- **RECORDED DATA**:
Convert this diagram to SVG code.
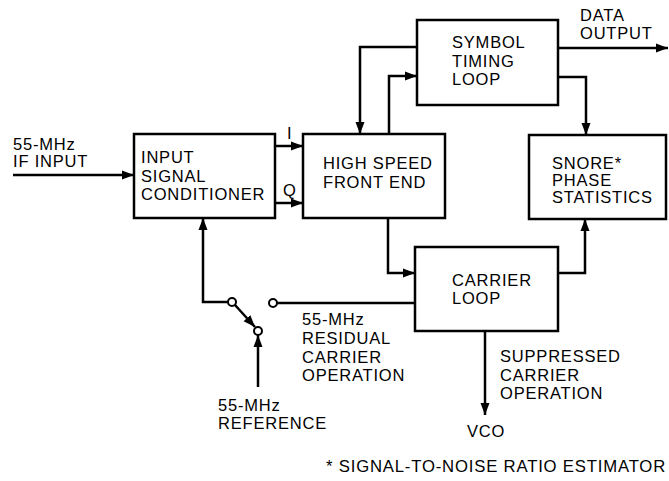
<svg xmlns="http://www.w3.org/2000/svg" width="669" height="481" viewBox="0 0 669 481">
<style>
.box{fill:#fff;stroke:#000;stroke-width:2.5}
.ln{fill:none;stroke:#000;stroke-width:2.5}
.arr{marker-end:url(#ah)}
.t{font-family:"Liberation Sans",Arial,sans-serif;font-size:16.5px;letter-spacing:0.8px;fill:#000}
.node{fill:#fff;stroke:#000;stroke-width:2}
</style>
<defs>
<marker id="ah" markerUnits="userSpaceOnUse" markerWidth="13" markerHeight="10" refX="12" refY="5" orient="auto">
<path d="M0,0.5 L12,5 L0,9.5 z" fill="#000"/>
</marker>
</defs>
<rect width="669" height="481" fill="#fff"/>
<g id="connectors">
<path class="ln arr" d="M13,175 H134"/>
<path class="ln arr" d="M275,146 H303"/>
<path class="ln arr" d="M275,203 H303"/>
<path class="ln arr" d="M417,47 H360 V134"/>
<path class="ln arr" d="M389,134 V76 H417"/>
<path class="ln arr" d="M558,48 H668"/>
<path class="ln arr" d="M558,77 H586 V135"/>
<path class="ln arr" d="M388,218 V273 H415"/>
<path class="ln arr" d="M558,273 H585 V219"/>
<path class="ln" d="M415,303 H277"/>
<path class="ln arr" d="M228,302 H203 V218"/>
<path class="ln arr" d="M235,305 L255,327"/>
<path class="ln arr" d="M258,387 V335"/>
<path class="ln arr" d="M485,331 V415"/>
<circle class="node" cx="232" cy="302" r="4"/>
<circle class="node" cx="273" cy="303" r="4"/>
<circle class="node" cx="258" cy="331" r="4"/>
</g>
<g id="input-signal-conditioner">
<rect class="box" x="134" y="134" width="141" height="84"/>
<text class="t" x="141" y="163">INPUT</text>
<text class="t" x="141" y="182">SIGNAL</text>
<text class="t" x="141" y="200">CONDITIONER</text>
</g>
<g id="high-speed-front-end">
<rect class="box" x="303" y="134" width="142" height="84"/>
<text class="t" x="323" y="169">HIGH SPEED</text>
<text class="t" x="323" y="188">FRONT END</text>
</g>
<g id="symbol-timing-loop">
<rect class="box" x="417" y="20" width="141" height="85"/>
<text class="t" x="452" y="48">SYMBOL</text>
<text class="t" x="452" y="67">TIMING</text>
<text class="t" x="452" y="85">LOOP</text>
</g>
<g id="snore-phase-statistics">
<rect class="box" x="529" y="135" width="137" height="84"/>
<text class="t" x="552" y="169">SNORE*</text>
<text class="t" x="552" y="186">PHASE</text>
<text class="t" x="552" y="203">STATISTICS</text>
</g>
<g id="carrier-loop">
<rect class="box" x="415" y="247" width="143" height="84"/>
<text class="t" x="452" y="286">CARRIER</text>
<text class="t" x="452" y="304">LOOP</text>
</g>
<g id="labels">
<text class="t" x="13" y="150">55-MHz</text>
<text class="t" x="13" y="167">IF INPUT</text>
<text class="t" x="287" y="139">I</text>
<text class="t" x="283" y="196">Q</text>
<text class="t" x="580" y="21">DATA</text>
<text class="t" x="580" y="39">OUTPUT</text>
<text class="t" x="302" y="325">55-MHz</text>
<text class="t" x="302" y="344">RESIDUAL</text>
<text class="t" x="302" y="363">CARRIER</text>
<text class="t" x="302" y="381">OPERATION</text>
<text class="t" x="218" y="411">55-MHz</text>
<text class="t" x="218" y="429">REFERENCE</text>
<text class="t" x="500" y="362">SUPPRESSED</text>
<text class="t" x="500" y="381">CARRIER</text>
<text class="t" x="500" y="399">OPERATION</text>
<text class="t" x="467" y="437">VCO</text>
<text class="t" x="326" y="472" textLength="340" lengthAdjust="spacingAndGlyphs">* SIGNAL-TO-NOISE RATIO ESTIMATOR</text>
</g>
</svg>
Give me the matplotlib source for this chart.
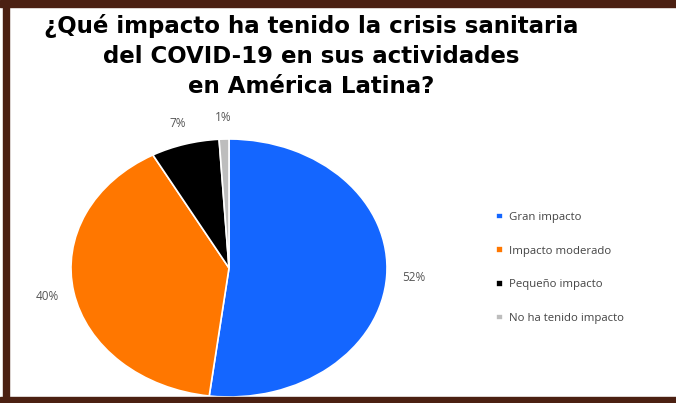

- **TASK**: Leave out the pictures and reproduce the rest of the listing exactly.

- **FINAL RESULT**:
Convert this diagram to SVG code.
<svg xmlns="http://www.w3.org/2000/svg" width="669" height="481" viewBox="0 0 669 481">
<style>
.box{fill:#fff;stroke:#000;stroke-width:2.5}
.ln{fill:none;stroke:#000;stroke-width:2.5}
.arr{marker-end:url(#ah)}
.t{font-family:"Liberation Sans",Arial,sans-serif;font-size:16.5px;letter-spacing:0.8px;fill:#000}
.node{fill:#fff;stroke:#000;stroke-width:2}
</style>
<defs>
<marker id="ah" markerUnits="userSpaceOnUse" markerWidth="13" markerHeight="10" refX="12" refY="5" orient="auto">
<path d="M0,0.5 L12,5 L0,9.5 z" fill="#000"/>
</marker>
</defs>
<rect width="669" height="481" fill="#fff"/>
<g id="connectors">
<path class="ln arr" d="M13,175 H134"/>
<path class="ln arr" d="M275,146 H303"/>
<path class="ln arr" d="M275,203 H303"/>
<path class="ln arr" d="M417,47 H360 V134"/>
<path class="ln arr" d="M389,134 V76 H417"/>
<path class="ln arr" d="M558,48 H668"/>
<path class="ln arr" d="M558,77 H586 V135"/>
<path class="ln arr" d="M388,218 V273 H415"/>
<path class="ln arr" d="M558,273 H585 V219"/>
<path class="ln" d="M415,303 H277"/>
<path class="ln arr" d="M228,302 H203 V218"/>
<path class="ln arr" d="M235,305 L255,327"/>
<path class="ln arr" d="M258,387 V335"/>
<path class="ln arr" d="M485,331 V415"/>
<circle class="node" cx="232" cy="302" r="4"/>
<circle class="node" cx="273" cy="303" r="4"/>
<circle class="node" cx="258" cy="331" r="4"/>
</g>
<g id="input-signal-conditioner">
<rect class="box" x="134" y="134" width="141" height="84"/>
<text class="t" x="141" y="163">INPUT</text>
<text class="t" x="141" y="182">SIGNAL</text>
<text class="t" x="141" y="200">CONDITIONER</text>
</g>
<g id="high-speed-front-end">
<rect class="box" x="303" y="134" width="142" height="84"/>
<text class="t" x="323" y="169">HIGH SPEED</text>
<text class="t" x="323" y="188">FRONT END</text>
</g>
<g id="symbol-timing-loop">
<rect class="box" x="417" y="20" width="141" height="85"/>
<text class="t" x="452" y="48">SYMBOL</text>
<text class="t" x="452" y="67">TIMING</text>
<text class="t" x="452" y="85">LOOP</text>
</g>
<g id="snore-phase-statistics">
<rect class="box" x="529" y="135" width="137" height="84"/>
<text class="t" x="552" y="169">SNORE*</text>
<text class="t" x="552" y="186">PHASE</text>
<text class="t" x="552" y="203">STATISTICS</text>
</g>
<g id="carrier-loop">
<rect class="box" x="415" y="247" width="143" height="84"/>
<text class="t" x="452" y="286">CARRIER</text>
<text class="t" x="452" y="304">LOOP</text>
</g>
<g id="labels">
<text class="t" x="13" y="150">55-MHz</text>
<text class="t" x="13" y="167">IF INPUT</text>
<text class="t" x="287" y="139">I</text>
<text class="t" x="283" y="196">Q</text>
<text class="t" x="580" y="21">DATA</text>
<text class="t" x="580" y="39">OUTPUT</text>
<text class="t" x="302" y="325">55-MHz</text>
<text class="t" x="302" y="344">RESIDUAL</text>
<text class="t" x="302" y="363">CARRIER</text>
<text class="t" x="302" y="381">OPERATION</text>
<text class="t" x="218" y="411">55-MHz</text>
<text class="t" x="218" y="429">REFERENCE</text>
<text class="t" x="500" y="362">SUPPRESSED</text>
<text class="t" x="500" y="381">CARRIER</text>
<text class="t" x="500" y="399">OPERATION</text>
<text class="t" x="467" y="437">VCO</text>
<text class="t" x="326" y="472" textLength="340" lengthAdjust="spacingAndGlyphs">* SIGNAL-TO-NOISE RATIO ESTIMATOR</text>
</g>
</svg>
Give me the matplotlib source for this chart.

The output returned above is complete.